GOAL OF THE EXERCISE. Starting at the first line of the data, please print exactly those lines through the one that holds "3.6e2, np.nan, np.nan]", omitting every picture.

──────

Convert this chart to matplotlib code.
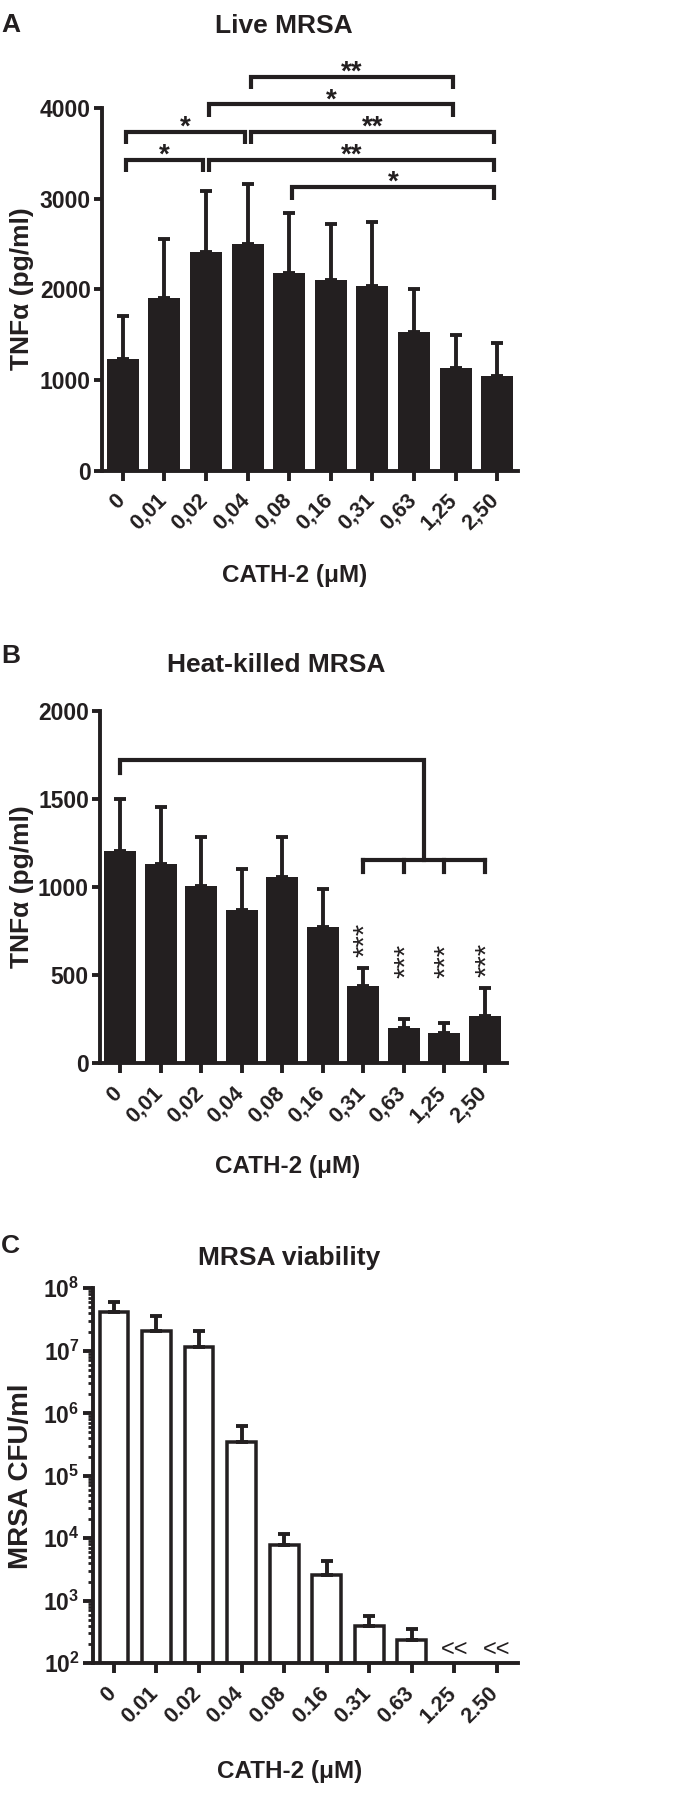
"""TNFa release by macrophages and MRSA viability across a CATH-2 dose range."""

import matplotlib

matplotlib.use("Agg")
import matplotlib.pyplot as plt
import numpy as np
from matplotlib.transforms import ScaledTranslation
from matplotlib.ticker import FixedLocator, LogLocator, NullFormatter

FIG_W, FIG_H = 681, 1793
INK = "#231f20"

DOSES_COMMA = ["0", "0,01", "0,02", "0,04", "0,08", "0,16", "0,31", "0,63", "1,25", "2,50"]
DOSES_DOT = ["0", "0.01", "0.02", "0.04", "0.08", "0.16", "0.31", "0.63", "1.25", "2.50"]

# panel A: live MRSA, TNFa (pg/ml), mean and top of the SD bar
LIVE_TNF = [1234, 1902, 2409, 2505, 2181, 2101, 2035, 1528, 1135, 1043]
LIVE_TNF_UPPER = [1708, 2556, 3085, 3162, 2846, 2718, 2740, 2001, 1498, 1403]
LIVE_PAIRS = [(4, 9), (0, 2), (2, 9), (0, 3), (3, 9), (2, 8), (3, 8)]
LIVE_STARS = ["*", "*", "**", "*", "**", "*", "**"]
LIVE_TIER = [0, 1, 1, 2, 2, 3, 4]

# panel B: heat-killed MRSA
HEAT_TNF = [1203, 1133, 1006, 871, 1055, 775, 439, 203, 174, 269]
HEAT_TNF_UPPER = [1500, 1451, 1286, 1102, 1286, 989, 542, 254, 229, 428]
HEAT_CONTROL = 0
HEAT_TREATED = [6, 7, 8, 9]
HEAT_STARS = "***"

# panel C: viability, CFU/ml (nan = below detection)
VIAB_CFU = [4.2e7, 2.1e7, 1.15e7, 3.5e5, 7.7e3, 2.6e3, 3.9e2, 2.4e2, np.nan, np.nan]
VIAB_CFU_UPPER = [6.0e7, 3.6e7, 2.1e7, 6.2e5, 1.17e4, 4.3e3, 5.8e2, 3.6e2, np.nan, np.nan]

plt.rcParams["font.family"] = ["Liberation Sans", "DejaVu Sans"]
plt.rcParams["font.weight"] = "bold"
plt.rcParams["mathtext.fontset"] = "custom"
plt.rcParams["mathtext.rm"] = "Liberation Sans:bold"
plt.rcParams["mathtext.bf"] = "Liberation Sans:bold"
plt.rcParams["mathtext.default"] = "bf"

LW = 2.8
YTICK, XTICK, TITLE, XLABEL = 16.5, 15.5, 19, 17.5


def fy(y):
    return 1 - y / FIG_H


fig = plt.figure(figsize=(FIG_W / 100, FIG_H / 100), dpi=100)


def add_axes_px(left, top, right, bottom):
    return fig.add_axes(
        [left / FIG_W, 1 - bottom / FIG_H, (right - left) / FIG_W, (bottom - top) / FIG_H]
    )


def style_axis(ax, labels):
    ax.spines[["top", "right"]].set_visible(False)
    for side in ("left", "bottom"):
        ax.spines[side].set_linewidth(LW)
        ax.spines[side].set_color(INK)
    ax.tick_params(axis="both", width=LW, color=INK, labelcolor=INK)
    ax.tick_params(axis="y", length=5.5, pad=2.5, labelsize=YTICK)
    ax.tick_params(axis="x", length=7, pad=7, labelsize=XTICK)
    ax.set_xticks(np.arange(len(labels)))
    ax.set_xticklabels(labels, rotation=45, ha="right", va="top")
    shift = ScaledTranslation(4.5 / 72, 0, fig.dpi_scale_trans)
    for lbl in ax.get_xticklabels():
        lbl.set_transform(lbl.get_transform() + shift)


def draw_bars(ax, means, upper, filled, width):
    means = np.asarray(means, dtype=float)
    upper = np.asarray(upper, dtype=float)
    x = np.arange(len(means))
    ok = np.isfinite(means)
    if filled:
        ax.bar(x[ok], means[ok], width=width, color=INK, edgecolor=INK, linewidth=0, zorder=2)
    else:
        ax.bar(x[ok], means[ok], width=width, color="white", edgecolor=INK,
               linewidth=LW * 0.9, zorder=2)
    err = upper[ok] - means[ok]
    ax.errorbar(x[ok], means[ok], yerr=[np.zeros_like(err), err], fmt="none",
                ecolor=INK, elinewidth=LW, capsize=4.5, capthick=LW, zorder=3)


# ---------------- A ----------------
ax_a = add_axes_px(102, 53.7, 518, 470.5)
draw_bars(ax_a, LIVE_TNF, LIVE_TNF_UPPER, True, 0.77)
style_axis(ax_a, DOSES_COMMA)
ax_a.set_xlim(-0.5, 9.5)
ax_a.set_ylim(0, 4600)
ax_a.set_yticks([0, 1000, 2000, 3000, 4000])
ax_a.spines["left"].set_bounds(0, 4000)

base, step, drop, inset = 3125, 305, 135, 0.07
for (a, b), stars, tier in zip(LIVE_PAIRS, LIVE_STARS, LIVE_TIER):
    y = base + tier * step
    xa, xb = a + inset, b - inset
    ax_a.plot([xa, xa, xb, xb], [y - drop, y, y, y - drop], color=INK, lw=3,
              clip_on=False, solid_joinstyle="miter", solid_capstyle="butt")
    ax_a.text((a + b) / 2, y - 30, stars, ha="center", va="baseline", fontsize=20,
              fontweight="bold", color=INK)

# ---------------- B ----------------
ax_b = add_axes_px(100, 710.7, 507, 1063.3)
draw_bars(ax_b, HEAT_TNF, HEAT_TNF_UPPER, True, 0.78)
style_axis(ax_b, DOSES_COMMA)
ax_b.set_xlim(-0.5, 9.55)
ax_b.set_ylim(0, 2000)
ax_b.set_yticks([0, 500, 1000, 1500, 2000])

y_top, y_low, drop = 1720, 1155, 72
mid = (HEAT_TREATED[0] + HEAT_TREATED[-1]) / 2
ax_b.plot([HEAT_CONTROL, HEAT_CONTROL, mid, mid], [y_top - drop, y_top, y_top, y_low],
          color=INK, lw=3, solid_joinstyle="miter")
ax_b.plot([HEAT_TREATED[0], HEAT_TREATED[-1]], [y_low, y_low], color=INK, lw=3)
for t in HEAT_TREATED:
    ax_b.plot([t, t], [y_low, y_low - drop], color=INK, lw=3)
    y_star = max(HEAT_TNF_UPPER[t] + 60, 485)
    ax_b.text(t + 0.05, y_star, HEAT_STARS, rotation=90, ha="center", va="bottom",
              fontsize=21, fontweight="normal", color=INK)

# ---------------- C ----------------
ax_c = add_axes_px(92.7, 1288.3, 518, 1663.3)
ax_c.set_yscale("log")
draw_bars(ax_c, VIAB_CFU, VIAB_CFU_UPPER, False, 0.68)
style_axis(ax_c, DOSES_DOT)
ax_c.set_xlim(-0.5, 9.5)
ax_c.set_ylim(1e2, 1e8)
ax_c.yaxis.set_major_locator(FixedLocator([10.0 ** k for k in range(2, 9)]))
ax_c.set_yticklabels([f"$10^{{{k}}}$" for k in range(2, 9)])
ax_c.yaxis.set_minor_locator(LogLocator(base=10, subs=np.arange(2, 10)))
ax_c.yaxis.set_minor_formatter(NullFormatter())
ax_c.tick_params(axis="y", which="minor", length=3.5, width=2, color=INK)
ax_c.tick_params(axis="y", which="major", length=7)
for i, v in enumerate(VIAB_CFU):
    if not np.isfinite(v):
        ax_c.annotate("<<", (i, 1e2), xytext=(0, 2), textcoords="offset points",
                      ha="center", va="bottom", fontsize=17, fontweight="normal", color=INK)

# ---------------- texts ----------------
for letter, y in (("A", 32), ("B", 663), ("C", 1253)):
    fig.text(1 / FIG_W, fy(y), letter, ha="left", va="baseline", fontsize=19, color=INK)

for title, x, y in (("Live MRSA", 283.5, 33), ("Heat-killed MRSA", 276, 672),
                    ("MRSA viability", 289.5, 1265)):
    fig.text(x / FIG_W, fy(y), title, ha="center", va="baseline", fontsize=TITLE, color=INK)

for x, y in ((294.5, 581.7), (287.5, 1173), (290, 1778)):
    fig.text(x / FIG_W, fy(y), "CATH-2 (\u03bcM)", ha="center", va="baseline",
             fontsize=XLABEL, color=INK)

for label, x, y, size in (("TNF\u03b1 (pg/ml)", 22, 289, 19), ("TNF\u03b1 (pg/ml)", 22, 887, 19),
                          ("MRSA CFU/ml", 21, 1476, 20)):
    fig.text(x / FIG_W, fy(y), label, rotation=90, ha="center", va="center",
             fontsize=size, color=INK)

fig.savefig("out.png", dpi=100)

──────

OUTPUT.
Convert this chart to matplotlib code.
"""TNFa release by macrophages and MRSA viability across a CATH-2 dose range."""

import matplotlib

matplotlib.use("Agg")
import matplotlib.pyplot as plt
import numpy as np
from matplotlib.transforms import ScaledTranslation
from matplotlib.ticker import FixedLocator, LogLocator, NullFormatter

FIG_W, FIG_H = 681, 1793
INK = "#231f20"

DOSES_COMMA = ["0", "0,01", "0,02", "0,04", "0,08", "0,16", "0,31", "0,63", "1,25", "2,50"]
DOSES_DOT = ["0", "0.01", "0.02", "0.04", "0.08", "0.16", "0.31", "0.63", "1.25", "2.50"]

# panel A: live MRSA, TNFa (pg/ml), mean and top of the SD bar
LIVE_TNF = [1234, 1902, 2409, 2505, 2181, 2101, 2035, 1528, 1135, 1043]
LIVE_TNF_UPPER = [1708, 2556, 3085, 3162, 2846, 2718, 2740, 2001, 1498, 1403]
LIVE_PAIRS = [(4, 9), (0, 2), (2, 9), (0, 3), (3, 9), (2, 8), (3, 8)]
LIVE_STARS = ["*", "*", "**", "*", "**", "*", "**"]
LIVE_TIER = [0, 1, 1, 2, 2, 3, 4]

# panel B: heat-killed MRSA
HEAT_TNF = [1203, 1133, 1006, 871, 1055, 775, 439, 203, 174, 269]
HEAT_TNF_UPPER = [1500, 1451, 1286, 1102, 1286, 989, 542, 254, 229, 428]
HEAT_CONTROL = 0
HEAT_TREATED = [6, 7, 8, 9]
HEAT_STARS = "***"

# panel C: viability, CFU/ml (nan = below detection)
VIAB_CFU = [4.2e7, 2.1e7, 1.15e7, 3.5e5, 7.7e3, 2.6e3, 3.9e2, 2.4e2, np.nan, np.nan]
VIAB_CFU_UPPER = [6.0e7, 3.6e7, 2.1e7, 6.2e5, 1.17e4, 4.3e3, 5.8e2, 3.6e2, np.nan, np.nan]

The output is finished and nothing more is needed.